Submarine cables, therefore, need to land at places where they previously haven’t — away from populated areas and closer to power sources. And there are now additional challenges in that traffic patterns will look different, particularly with AI; training loads have different network requirements from inference traffic, which is also different from “regular” traffic. The issue is that it’s not easy to simply build a new submarine cable — these are projects that cost in the hundreds of millions of dollars and take years to plan and deploy.
So, what do we do? Yes, we’ll need more submarine cables connecting to new, far-flung locations… but given the expense and time required to lay a new cable, we must optimise and enhance what we already have installed and deployed. Ciena recently released findings for a survey of more than 1,500 telecom and IT engineers and managers at CSPs in 17 countries across the globe. Most respondents — 99% — believe service providers will need to upgrade fiber-optic networks to support more AI traffic, including submarine cable networks.
We’re now at the stage in which 400Gb/s is the new 100Gb/s — basically, it’s the baseline submarine cables need to operate at to be successful at transmitting AI-generated data back and forth between remote data centers and terrestrial networks.

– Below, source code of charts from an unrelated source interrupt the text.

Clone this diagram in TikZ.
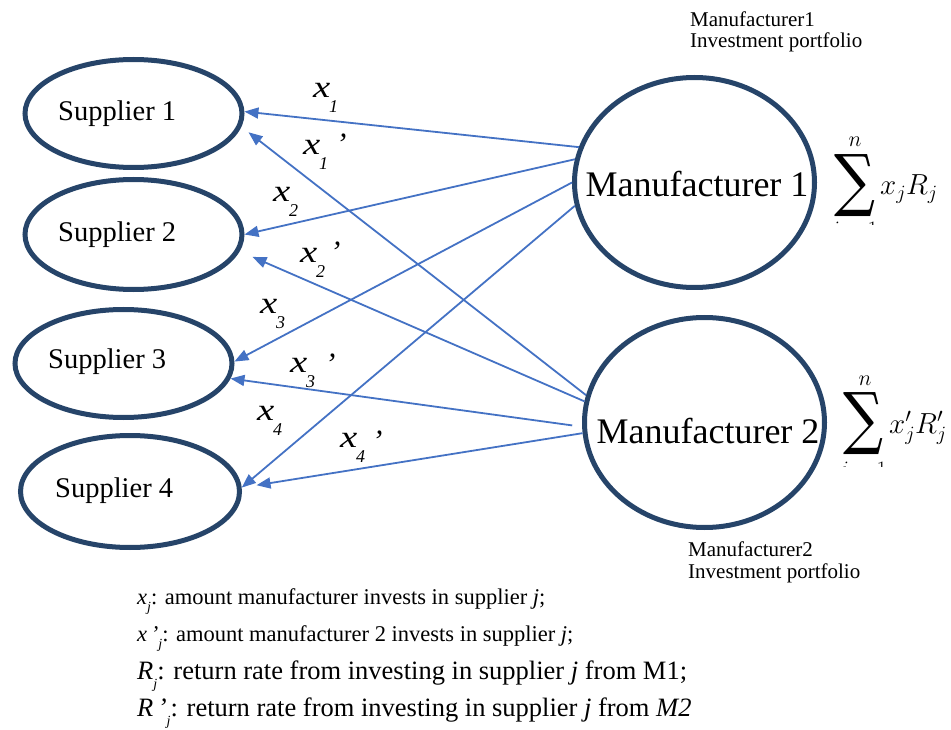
\RequirePackage{fix-cm}
\documentclass[tikz,border=0pt]{standalone}
\usepackage{amsmath}
\usepackage{graphicx}
\usepackage{fontspec}
\setmainfont{Liberation Serif}
\newfontfamily\sumfont{DejaVu Serif}
\usetikzlibrary{shapes.geometric,arrows.meta}

\definecolor{navy}{HTML}{264469}
\definecolor{flow}{HTML}{4472C4}

% subscript used in the legend lines
\newcommand{\lsub}[1]{\raisebox{-0.35em}{\fontsize{14}{14}\selectfont\itshape #1}}
% an investment variable on a connector: x with an index below it
\newcommand{\flowlabel}[4]{%
  \node[xvar] (#1) at (#2,#3) {\scalebox{1.25}[1]{x}};
  \node[xsub] (#1-sub) at (#2+16,#3+15) {#4};
}
% a large summation sign of given width and total height
\newcommand{\bigsum}[2]{\resizebox*{#1}{#2}{\sumfont ∑}}

\begin{document}
\begin{tikzpicture}[x=1pt,y=-1pt,
  party/.style={ellipse, draw=navy, line width=5pt, inner sep=0pt},
  supname/.style={inner sep=0pt, anchor=base west, font=\fontsize{28.5}{30}\selectfont},
  manname/.style={inner sep=0pt, anchor=base, font=\fontsize{36}{38}\selectfont},
  flowarrow/.style={draw=flow, line width=1.8pt, -{Triangle[length=14pt,width=11pt]}},
  xvar/.style={inner sep=0pt, anchor=base west, font=\fontsize{31}{31}\selectfont\itshape},
  xsub/.style={inner sep=0pt, anchor=base west, font=\fontsize{18}{18}\selectfont\itshape},
  note/.style={inner sep=0pt, anchor=base west, align=left, font=\fontsize{21}{21.6}\selectfont},
  legendA/.style={inner sep=0pt, anchor=base west, font=\fontsize{22.5}{24}\selectfont},
  legendB/.style={inner sep=0pt, anchor=base west, font=\fontsize{26.5}{28}\selectfont},
  mathbig/.style={inner sep=0pt, font=\fontsize{29}{31}\selectfont},
  mathsmall/.style={inner sep=0pt, font=\fontsize{22}{23}\selectfont},
]
\useasboundingbox (0,0) rectangle (951,730);

% suppliers
\node[party, minimum width=217pt, minimum height=108pt] (s1) at (133.5,113.5) {};
\node[party, minimum width=217pt, minimum height=110pt] (s2) at (133.5,234.5) {};
\node[party, minimum width=217pt, minimum height=108pt] (s3) at (123.5,363.5) {};
\node[party, minimum width=219pt, minimum height=112pt] (s4) at (130,491.5) {};
\node[supname] (s1t) at (58,121) {Supplier 1};
\node[supname] (s2t) at (58,242) {Supplier 2};
\node[supname] (s3t) at (48,368) {Supplier 3};
\node[supname] (s4t) at (55,497) {Supplier 4};

% manufacturers
\node[party, minimum width=240pt, minimum height=210pt] (m1) at (694.5,182.5) {};
\node[party, minimum width=240pt, minimum height=210pt] (m2) at (704.5,422.5) {};
\node[manname] (m1t) at (697,197) {Manufacturer 1};
\node[manname] (m2t) at (708,443) {Manufacturer 2};

% investment flows from manufacturer 1
\draw[flowarrow] (m1.163) -- (s1.1);
\draw[flowarrow] (m1.169) -- (s2.0);
\draw[flowarrow] (m1.180) -- (s3.1);
\draw[flowarrow] (m1.191) -- (s4.2);
% investment flows from manufacturer 2
\draw[flowarrow, shorten >=9pt] (m2.167) -- (s1.-7);
\draw[flowarrow, shorten >=14pt] (m2.170) -- (s2.-9);
\draw[flowarrow, shorten <=10pt] (m2.182) -- (s3.-8);
\draw[flowarrow, shorten >=15pt] (m2.185) -- (s4.2);

% flow variables
\flowlabel{x1}{313}{98}{1}
\flowlabel{y1}{303}{155}{1}
\flowlabel{x2}{273}{202}{2}
\flowlabel{y2}{300}{262}{2}
\flowlabel{x3}{260}{313}{3}
\flowlabel{y3}{290}{372}{3}
\flowlabel{x4}{257}{420}{4}
\flowlabel{y4}{340}{447}{4}
\node[xvar] (y1p) at (336,155) {’};
\node[xvar] (y2p) at (330,262) {’};
\node[xvar] (y3p) at (325,374) {’};
\node[xvar] (y4p) at (372,451) {’};

% portfolio returns
\begin{scope}
  \clip (820,120) rectangle (951,225);
  \node[inner sep=0pt] (sig1) at (854.5,186) {\bigsum{41pt}{62pt}};
  \node[mathsmall] (n1) at (855,142) {$n$};
  \node[mathsmall] (low1) at (855,229) {$i=1$};
  \node[mathbig, anchor=base west] (r1) at (880,195) {$x_jR_j$};
\end{scope}
\begin{scope}
  \clip (820,360) rectangle (951,466);
  \node[inner sep=0pt] (sig2) at (863,424) {\bigsum{40pt}{62pt}};
  \node[mathsmall] (n2) at (865,381) {$n$};
  \node[mathsmall] (low2) at (864,469) {$i=1$};
  \node[mathbig, anchor=base west] (r2) at (889,433) {$x'_jR'_j$};
\end{scope}

% portfolio captions (anchored at the baseline of their last line)
\node[note] (p1) at (690,48) {Manufacturer1\\Investment portfolio};
\node[note] (p2) at (688,578) {Manufacturer2\\Investment portfolio};

% legend
\node[legendA] (l1) at (137,604) {\textit{x}\lsub{j}: amount manufacturer invests in supplier \textit{j};};
\node[legendA] (l2) at (137,641) {\textit{x\,’}\lsub{j}: amount manufacturer 2 invests in supplier \textit{j};};
\node[legendB] (l3) at (137,679) {\textit{R}\lsub{j}: return rate from investing in supplier \textit{j} from M1;};
\node[legendB] (l4) at (137,716) {\textit{R\,’}\lsub{j}: return rate from investing in supplier \textit{j} from \textit{M2}};
\end{tikzpicture}
\end{document}
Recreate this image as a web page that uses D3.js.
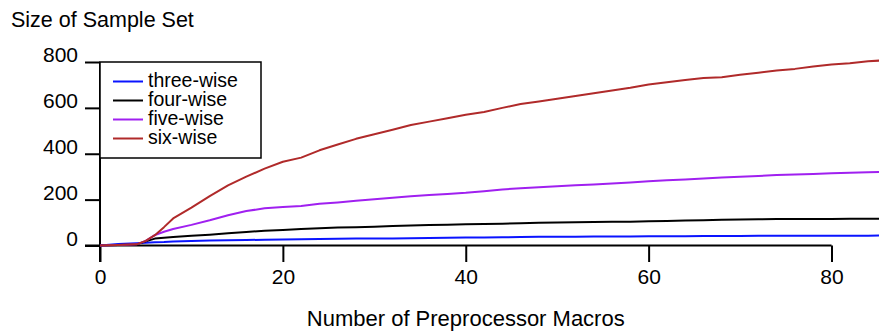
<!DOCTYPE html>
<html>
<head>
<meta charset="utf-8">
<script src="https://cdn.jsdelivr.net/npm/d3@7"></script>
<style>
  body { margin: 0; background: #fff; }
  text { font-family: "Liberation Sans", Arial, Helvetica, sans-serif; fill: #000; }
</style>
</head>
<body>
<div id="chart"></div>
<script>
var width = 879;
var height = 333;

// number of preprocessor macros (x values)
var macros = [0, 2, 4, 5, 6, 7, 8, 10, 12, 14, 16, 18, 20, 22, 24, 26, 28, 30, 32, 34, 36, 38, 40,
    42, 44, 46, 48, 50, 52, 54, 56, 58, 60, 62, 64, 66, 68, 70, 72, 74, 76, 78, 80, 82, 84, 86];

var threeWise = [0, 7, 10, 12, 14, 15, 17, 20, 22, 23, 24, 25, 26, 27, 28, 29, 30, 31, 31, 32, 33, 34, 35,
    35, 36, 37, 38, 38, 38, 39, 39, 39, 40, 40, 40, 41, 41, 41, 42, 42, 42, 43, 43, 43, 43, 44];
var fourWise = [0, 2, 5, 18, 30, 34, 37, 42, 47, 53, 59, 64, 68, 72, 75, 78, 80, 82, 85, 87, 89, 91, 93,
    94, 95, 97, 99, 100, 101, 102, 103, 104, 106, 107, 109, 110, 112, 113, 114, 116, 116, 116, 116, 117, 117, 117];
var fiveWise = [0, 2, 5, 20, 45, 60, 72, 90, 110, 132, 150, 162, 168, 172, 182, 188, 195, 202, 208, 215, 220, 225, 230,
    237, 244, 250, 254, 258, 263, 266, 270, 275, 280, 284, 288, 292, 296, 300, 303, 307, 310, 312, 315, 317, 319, 322];
var sixWise = [0, 2, 5, 20, 45, 80, 118, 165, 215, 262, 300, 335, 365, 383, 415, 440, 465, 485, 505, 525, 540, 555, 570,
    582, 600, 617, 628, 640, 652, 664, 676, 688, 702, 712, 722, 730, 734, 744, 753, 763, 770, 780, 789, 795, 803, 808];

var seriesNames = ["three-wise", "four-wise", "five-wise", "six-wise"];
var seriesColors = ["#0a14ff", "#000000", "#a020f0", "#b02a2a"];
var seriesValues = [threeWise, fourWise, fiveWise, sixWise];

var xTicks = [0, 20, 40, 60, 80];
var yTicks = [0, 200, 400, 600, 800];

var svg = d3.select("#chart").append("svg")
    .attr("width", width)
    .attr("height", height);

var xScale = d3.scaleLinear()
    .domain([0, 80])
    .range([100, 831.5]);

var yScale = d3.scaleLinear()
    .domain([0, 800])
    .range([245.5, 62]);

// axis lines drawn by hand, they run past the origin
svg.append("line")
    .attr("x1", xScale(0)).attr("x2", xScale(0))
    .attr("y1", yScale(800)).attr("y2", yScale(0) + 16.5)
    .attr("stroke", "#000").attr("stroke-width", 2);

svg.append("line")
    .attr("x1", xScale(0) - 15).attr("x2", xScale(80))
    .attr("y1", yScale(0)).attr("y2", yScale(0))
    .attr("stroke", "#000").attr("stroke-width", 2);

var yAxis = svg.append("g")
    .attr("transform", "translate(" + xScale(0) + ",0)")
    .call(d3.axisLeft(yScale).tickValues(yTicks).tickSize(15).tickPadding(7).tickSizeOuter(0));

var xAxis = svg.append("g")
    .attr("transform", "translate(0," + yScale(0) + ")")
    .call(d3.axisBottom(xScale).tickValues(xTicks).tickSize(16.5).tickPadding(7).tickSizeOuter(0));

[yAxis, xAxis].forEach(function(g){
    g.select(".domain").remove();
    g.selectAll(".tick line").attr("stroke", "#000").attr("stroke-width", 2);
    g.selectAll(".tick text")
        .style("font-family", "'Liberation Sans', Arial, sans-serif")
        .style("font-size", "21px")
        .attr("fill", "#000");
});
yAxis.selectAll(".tick text").attr("dy", "-0.02em");

// data lines
var line = d3.line()
    .x(function(d){ return xScale(d[0]); })
    .y(function(d){ return yScale(d[1]); });

seriesValues.forEach(function(vals, i){
    var pts = macros.map(function(m, j){ return [m, vals[j]]; });
    svg.append("path")
        .datum(pts)
        .attr("d", line)
        .attr("fill", "none")
        .attr("stroke", seriesColors[i])
        .attr("stroke-width", 2)
        .attr("stroke-linejoin", "round");
});

// legend
var legend = svg.append("g");
legend.append("rect")
    .attr("x", 100).attr("y", 62)
    .attr("width", 161).attr("height", 96)
    .attr("fill", "#fff")
    .attr("stroke", "#000")
    .attr("stroke-width", 1.5);

seriesNames.forEach(function(name, i){
    var ly = 81.5 + i * 19;
    legend.append("line")
        .attr("x1", 113).attr("x2", 143)
        .attr("y1", ly).attr("y2", ly)
        .attr("stroke", seriesColors[i])
        .attr("stroke-width", 2);
    legend.append("text")
        .attr("x", 148).attr("y", ly + 5)
        .style("font-size", "19.5px")
        .text(name);
});

// titles
svg.append("text")
    .attr("x", 11).attr("y", 27)
    .style("font-size", "21.5px")
    .text("Size of Sample Set");

svg.append("text")
    .attr("x", (xScale(0) + xScale(80)) / 2).attr("y", 326)
    .attr("text-anchor", "middle")
    .style("font-size", "22px")
    .text("Number of Preprocessor Macros");
</script>
</body>
</html>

Coherent optical solutions are evolving, with the technology now able to cater to 800Gb/s comfortably and up to 1Tb/s over certain submarine distances — this will enable more traffic to traverse greater distances faster than ever before.
But crucially, submarine cables need to address the flexing needs of data centre interconnect requirements, such as the alternative traffic patterns traversing the network to far-flung places and edge data centres. Large AI clusters and idle compute challenges will drive increased need for load balancing and workload distribution across large distances. The global mesh, enabled by submarine cables, must re-optimize traffic patterns quickly, particularly as we’re expecting traffic to more than double each year thanks to AI.
Ultimately, the key to the AI-driving network of tomorrow will be to ensure that submarine, terrestrial and cloud networks continue to seamlessly blend together as one consumable network asset so AI can be delivered at the speed end users demand.